[The problem] Extract the full listing verbatim and drop any pictures from your copy.

[Items]
• • • • • • •

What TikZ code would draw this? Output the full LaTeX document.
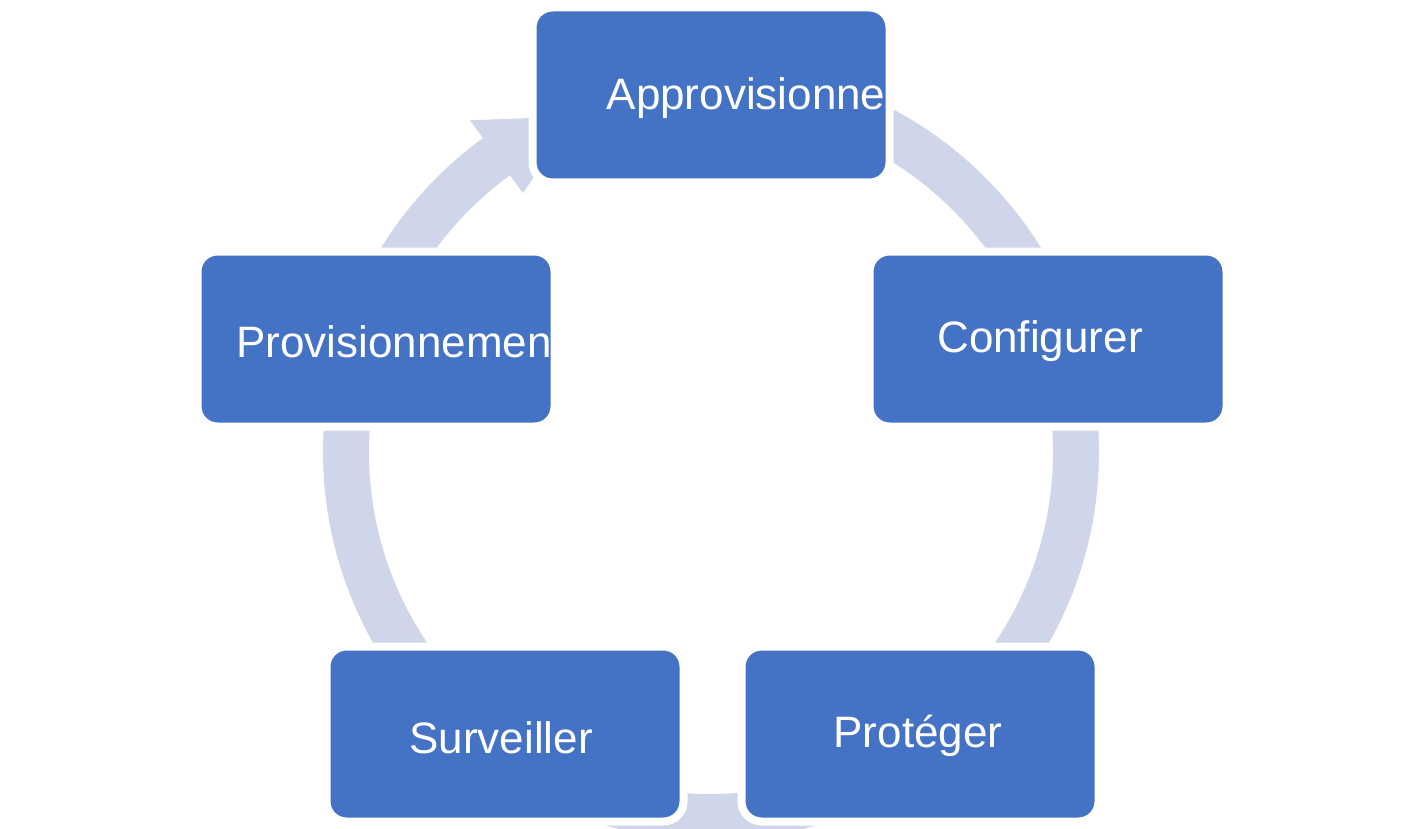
\documentclass[tikz,border=0pt]{standalone}
\usepackage{fontspec}
\setmainfont{Liberation Sans}
\definecolor{ring}{RGB}{208,214,234}
\definecolor{boxc}{RGB}{68,114,196}
\begin{document}
\begin{tikzpicture}[x=1pt,y=-1pt,
  stage/.style={draw=white,line width=8pt,fill=boxc,rounded corners=20pt,minimum width=357pt,minimum height=175pt},
  lbl/.style={text=white,font=\fontsize{44}{50}\selectfont}]
\useasboundingbox (0,0) rectangle (1424,829);
\coordinate (c) at (711,452);
\begin{scope}[y=1pt,shift={(711,-452)}]
\draw[ring,line width=46pt] (90:365) arc[start angle=90,end angle=-234,radius=365];
\fill[ring] (126:320) -- (126:410) -- (112:362) -- cycle;
\end{scope}
\node[stage] (a) at (711,95) {};
\node[stage] (b) at (1048,339) {};
\node[stage] (p) at (920,734) {};
\node[stage] (s) at (505,734) {};
\node[stage] (v) at (376,339) {};
\node[lbl] at (795,98) {Approvisionnement};
\node[lbl] at (1040,341) {Configurer};
\node[lbl] at (918,736) {Protéger};
\node[lbl] at (501,738) {Surveiller};
\node[lbl] at (437,342) {Provisionnement DE};
\end{tikzpicture}
\end{document}
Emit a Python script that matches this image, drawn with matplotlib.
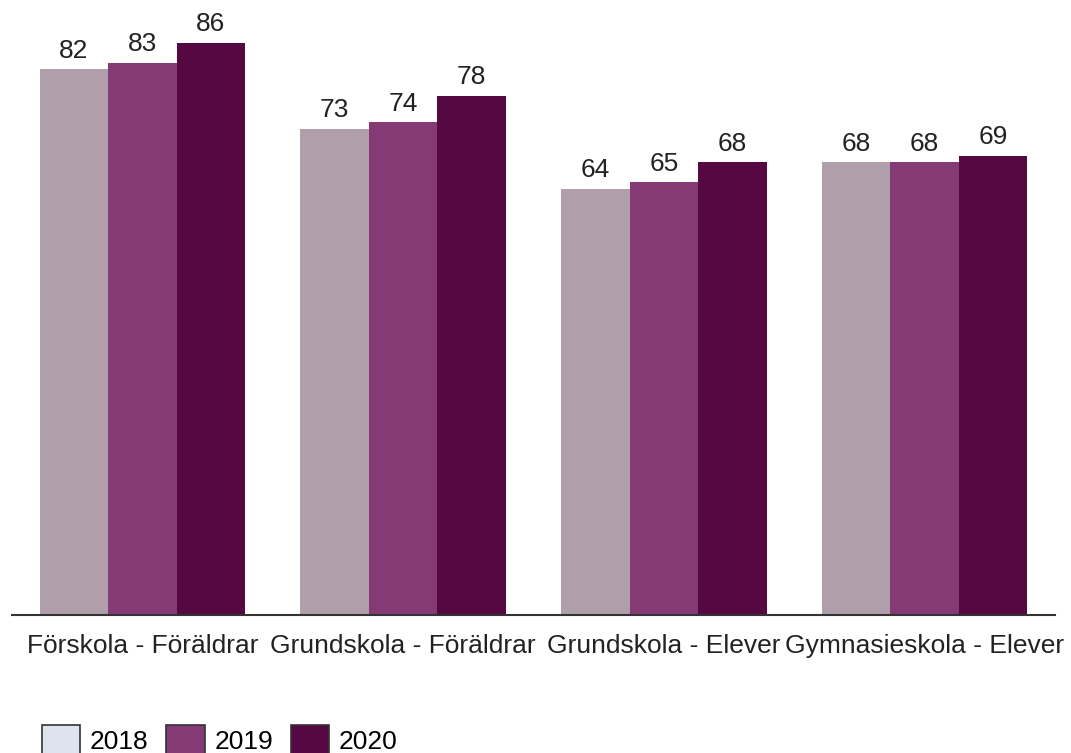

• • • • • • •

[Reply to the task]
What TikZ code would draw this? Output the full LaTeX document.
\documentclass[tikz,border=0pt]{standalone}
\usepackage{fontspec}
\setmainfont{Liberation Sans}
\definecolor{ring}{RGB}{208,214,234}
\definecolor{boxc}{RGB}{68,114,196}
\begin{document}
\begin{tikzpicture}[x=1pt,y=-1pt,
  stage/.style={draw=white,line width=8pt,fill=boxc,rounded corners=20pt,minimum width=357pt,minimum height=175pt},
  lbl/.style={text=white,font=\fontsize{44}{50}\selectfont}]
\useasboundingbox (0,0) rectangle (1424,829);
\coordinate (c) at (711,452);
\begin{scope}[y=1pt,shift={(711,-452)}]
\draw[ring,line width=46pt] (90:365) arc[start angle=90,end angle=-234,radius=365];
\fill[ring] (126:320) -- (126:410) -- (112:362) -- cycle;
\end{scope}
\node[stage] (a) at (711,95) {};
\node[stage] (b) at (1048,339) {};
\node[stage] (p) at (920,734) {};
\node[stage] (s) at (505,734) {};
\node[stage] (v) at (376,339) {};
\node[lbl] at (795,98) {Approvisionnement};
\node[lbl] at (1040,341) {Configurer};
\node[lbl] at (918,736) {Protéger};
\node[lbl] at (501,738) {Surveiller};
\node[lbl] at (437,342) {Provisionnement DE};
\end{tikzpicture}
\end{document}
Emit a Python script that matches this image, drawn with matplotlib.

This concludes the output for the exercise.